▶ **GOAL**:
Copy every line in which the string "this" occurs.

▶ **SUPPLIED DATA**:

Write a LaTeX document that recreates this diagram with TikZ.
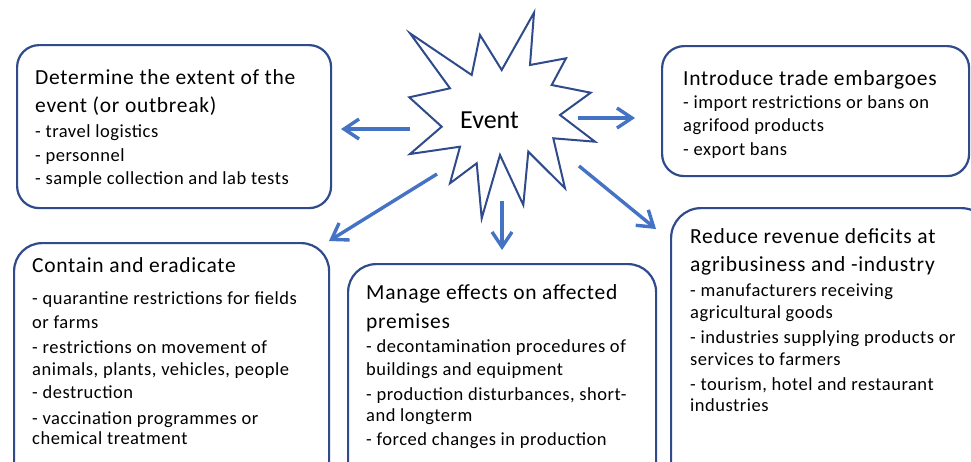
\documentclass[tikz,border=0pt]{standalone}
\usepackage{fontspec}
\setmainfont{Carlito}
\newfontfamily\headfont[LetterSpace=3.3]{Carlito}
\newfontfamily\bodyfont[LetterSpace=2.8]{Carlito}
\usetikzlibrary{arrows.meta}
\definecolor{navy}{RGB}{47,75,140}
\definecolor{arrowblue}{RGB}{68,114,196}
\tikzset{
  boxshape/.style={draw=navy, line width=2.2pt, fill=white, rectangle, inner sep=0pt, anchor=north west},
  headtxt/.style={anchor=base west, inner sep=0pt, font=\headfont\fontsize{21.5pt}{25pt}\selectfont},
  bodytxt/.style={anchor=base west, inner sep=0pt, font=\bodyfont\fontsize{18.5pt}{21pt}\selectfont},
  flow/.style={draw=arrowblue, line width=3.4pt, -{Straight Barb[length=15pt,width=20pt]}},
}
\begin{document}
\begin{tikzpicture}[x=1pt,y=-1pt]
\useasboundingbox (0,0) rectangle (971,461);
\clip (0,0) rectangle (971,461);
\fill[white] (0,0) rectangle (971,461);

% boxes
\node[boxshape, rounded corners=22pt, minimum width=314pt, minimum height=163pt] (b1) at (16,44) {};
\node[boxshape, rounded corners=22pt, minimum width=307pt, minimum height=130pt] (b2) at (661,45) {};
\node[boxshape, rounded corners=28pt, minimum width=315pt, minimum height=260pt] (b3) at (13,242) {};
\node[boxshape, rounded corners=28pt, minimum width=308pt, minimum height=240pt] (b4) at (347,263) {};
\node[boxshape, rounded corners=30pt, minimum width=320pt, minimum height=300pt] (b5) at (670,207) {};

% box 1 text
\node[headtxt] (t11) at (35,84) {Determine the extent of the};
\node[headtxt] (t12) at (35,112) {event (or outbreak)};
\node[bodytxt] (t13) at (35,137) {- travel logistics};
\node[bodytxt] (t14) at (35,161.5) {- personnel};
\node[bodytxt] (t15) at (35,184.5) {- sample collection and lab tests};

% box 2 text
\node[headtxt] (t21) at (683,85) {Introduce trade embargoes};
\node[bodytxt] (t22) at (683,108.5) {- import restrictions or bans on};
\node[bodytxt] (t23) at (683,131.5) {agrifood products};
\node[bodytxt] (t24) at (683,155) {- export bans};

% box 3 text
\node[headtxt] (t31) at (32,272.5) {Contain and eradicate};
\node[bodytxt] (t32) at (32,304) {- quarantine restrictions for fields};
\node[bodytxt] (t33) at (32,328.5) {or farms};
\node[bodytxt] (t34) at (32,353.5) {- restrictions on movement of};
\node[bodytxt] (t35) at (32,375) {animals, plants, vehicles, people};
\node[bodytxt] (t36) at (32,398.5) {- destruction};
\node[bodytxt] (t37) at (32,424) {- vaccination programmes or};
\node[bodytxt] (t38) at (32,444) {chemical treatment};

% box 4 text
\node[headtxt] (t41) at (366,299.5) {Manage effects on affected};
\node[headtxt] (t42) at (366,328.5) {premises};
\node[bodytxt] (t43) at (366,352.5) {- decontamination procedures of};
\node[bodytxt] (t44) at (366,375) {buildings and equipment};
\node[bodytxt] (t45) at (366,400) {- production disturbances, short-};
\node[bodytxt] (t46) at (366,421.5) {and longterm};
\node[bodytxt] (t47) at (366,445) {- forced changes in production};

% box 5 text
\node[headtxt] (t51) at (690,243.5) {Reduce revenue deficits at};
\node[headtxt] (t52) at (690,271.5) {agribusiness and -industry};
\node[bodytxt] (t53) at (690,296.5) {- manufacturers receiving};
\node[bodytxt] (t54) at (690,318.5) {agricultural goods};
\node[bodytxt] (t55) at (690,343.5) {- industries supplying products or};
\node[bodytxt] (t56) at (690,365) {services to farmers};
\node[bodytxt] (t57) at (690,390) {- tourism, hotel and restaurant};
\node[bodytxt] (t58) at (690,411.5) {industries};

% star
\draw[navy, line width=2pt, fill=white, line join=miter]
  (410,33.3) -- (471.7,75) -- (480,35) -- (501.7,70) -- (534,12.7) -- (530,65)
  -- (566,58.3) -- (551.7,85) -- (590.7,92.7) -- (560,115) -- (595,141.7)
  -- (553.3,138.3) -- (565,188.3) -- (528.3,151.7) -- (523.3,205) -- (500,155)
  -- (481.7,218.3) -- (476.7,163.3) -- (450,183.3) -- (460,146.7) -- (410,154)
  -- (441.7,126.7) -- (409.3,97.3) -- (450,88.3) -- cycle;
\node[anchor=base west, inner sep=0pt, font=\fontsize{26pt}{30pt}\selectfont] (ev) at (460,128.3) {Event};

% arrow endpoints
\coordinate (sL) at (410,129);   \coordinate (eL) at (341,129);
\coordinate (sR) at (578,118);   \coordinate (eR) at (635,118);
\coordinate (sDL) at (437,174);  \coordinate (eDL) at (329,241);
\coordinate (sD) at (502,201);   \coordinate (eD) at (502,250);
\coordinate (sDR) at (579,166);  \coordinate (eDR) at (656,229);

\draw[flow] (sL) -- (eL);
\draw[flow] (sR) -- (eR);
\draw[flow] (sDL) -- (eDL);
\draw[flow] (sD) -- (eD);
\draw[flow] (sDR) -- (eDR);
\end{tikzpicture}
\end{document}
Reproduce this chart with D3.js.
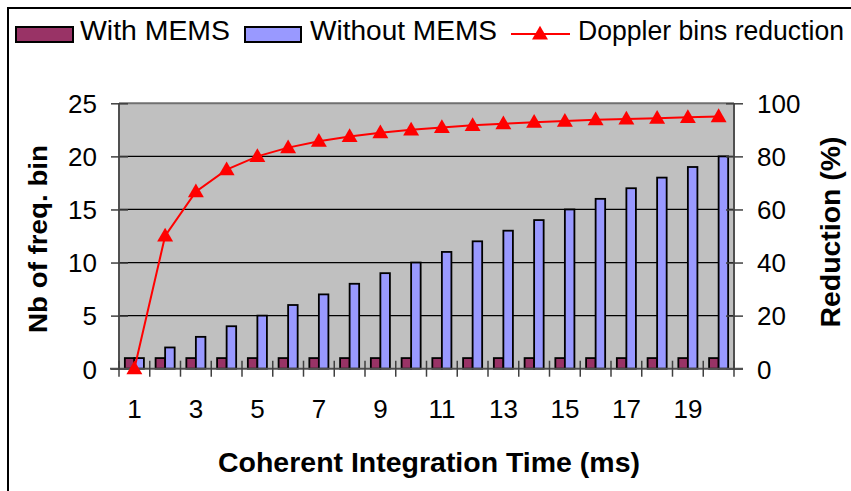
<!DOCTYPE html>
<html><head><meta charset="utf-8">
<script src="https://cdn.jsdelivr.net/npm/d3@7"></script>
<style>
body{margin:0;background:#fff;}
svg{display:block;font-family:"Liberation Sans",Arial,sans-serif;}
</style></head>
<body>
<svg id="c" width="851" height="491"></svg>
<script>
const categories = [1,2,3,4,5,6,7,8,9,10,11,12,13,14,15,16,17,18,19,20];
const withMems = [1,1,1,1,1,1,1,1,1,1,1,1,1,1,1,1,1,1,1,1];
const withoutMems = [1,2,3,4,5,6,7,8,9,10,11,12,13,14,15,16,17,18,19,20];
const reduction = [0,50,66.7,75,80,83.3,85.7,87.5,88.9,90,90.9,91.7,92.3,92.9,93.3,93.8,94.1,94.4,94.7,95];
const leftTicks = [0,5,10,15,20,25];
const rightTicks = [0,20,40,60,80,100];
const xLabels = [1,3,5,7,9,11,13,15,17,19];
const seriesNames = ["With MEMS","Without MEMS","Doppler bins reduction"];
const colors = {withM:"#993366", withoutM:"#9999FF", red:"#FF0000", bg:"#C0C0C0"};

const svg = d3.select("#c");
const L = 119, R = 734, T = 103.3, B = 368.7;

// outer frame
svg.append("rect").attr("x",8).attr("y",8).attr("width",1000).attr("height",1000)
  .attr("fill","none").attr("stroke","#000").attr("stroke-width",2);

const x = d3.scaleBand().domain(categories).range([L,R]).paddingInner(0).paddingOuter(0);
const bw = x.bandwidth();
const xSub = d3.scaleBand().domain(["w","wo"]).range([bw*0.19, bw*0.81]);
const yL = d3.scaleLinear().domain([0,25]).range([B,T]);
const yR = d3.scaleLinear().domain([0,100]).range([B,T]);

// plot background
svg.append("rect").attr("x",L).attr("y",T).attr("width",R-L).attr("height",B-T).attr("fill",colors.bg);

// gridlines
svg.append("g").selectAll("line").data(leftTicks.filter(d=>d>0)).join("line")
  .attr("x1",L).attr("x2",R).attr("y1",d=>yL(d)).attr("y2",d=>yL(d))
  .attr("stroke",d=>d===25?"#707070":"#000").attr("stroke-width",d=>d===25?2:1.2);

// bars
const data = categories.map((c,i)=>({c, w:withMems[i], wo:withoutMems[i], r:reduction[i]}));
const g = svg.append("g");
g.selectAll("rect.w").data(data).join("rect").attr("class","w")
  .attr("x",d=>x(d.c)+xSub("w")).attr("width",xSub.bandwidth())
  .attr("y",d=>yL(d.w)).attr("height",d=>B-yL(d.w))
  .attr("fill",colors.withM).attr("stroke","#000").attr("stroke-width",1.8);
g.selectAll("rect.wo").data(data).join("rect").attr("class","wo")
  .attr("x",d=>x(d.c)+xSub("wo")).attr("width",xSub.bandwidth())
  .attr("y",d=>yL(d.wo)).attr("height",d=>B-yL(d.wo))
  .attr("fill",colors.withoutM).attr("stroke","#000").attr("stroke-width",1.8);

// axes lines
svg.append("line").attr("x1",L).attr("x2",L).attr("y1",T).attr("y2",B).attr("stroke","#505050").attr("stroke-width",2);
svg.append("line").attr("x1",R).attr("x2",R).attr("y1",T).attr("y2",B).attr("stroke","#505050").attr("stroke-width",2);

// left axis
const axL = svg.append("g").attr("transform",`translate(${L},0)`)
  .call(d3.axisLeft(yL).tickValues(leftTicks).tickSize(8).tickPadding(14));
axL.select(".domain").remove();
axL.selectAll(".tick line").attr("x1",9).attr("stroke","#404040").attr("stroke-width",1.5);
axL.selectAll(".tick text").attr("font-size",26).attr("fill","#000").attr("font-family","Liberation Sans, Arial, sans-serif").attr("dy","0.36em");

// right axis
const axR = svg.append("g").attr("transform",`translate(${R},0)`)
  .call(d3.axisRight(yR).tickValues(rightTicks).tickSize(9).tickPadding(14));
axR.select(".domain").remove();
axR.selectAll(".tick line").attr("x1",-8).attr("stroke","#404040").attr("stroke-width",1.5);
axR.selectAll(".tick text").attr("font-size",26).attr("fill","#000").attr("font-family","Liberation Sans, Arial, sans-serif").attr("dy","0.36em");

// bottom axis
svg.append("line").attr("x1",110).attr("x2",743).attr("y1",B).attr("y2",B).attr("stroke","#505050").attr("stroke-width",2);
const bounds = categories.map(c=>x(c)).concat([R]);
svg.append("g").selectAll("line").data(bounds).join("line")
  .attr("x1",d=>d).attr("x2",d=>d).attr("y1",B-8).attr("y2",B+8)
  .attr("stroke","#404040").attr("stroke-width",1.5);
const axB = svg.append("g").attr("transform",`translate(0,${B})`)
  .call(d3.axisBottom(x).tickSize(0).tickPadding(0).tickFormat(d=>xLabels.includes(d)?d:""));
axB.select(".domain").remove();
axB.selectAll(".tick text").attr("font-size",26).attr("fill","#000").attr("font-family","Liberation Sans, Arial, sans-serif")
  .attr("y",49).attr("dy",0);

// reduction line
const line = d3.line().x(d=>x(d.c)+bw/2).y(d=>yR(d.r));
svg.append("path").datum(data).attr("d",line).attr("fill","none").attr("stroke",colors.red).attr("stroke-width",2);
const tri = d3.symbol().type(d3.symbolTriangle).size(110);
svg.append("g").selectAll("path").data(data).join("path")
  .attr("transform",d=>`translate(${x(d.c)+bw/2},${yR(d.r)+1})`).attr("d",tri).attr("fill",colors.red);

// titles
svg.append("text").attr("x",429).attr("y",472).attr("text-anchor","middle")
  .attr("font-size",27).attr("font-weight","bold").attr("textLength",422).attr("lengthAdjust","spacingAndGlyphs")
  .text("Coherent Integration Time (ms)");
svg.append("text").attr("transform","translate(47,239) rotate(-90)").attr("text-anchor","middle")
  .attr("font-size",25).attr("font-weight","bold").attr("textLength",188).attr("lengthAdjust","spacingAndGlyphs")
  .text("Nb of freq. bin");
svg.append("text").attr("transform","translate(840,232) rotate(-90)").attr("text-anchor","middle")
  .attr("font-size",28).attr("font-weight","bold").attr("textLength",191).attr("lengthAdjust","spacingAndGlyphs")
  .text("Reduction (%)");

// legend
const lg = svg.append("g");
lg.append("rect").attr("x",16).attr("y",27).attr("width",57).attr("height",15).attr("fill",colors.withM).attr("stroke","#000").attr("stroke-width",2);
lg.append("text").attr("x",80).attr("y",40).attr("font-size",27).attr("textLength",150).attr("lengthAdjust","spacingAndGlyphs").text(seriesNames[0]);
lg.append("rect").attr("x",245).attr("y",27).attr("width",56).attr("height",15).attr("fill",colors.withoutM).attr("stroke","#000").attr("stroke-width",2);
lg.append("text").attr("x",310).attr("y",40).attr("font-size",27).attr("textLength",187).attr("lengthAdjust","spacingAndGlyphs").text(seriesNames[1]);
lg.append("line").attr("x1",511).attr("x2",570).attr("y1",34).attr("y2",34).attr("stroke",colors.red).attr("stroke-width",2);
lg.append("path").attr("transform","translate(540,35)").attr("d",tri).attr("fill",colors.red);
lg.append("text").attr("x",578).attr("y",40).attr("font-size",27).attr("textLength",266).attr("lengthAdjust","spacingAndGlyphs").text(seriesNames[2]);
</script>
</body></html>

▶ **THE RESULT**:
Write a LaTeX document that recreates this diagram with TikZ.
Reproduce this chart with D3.js.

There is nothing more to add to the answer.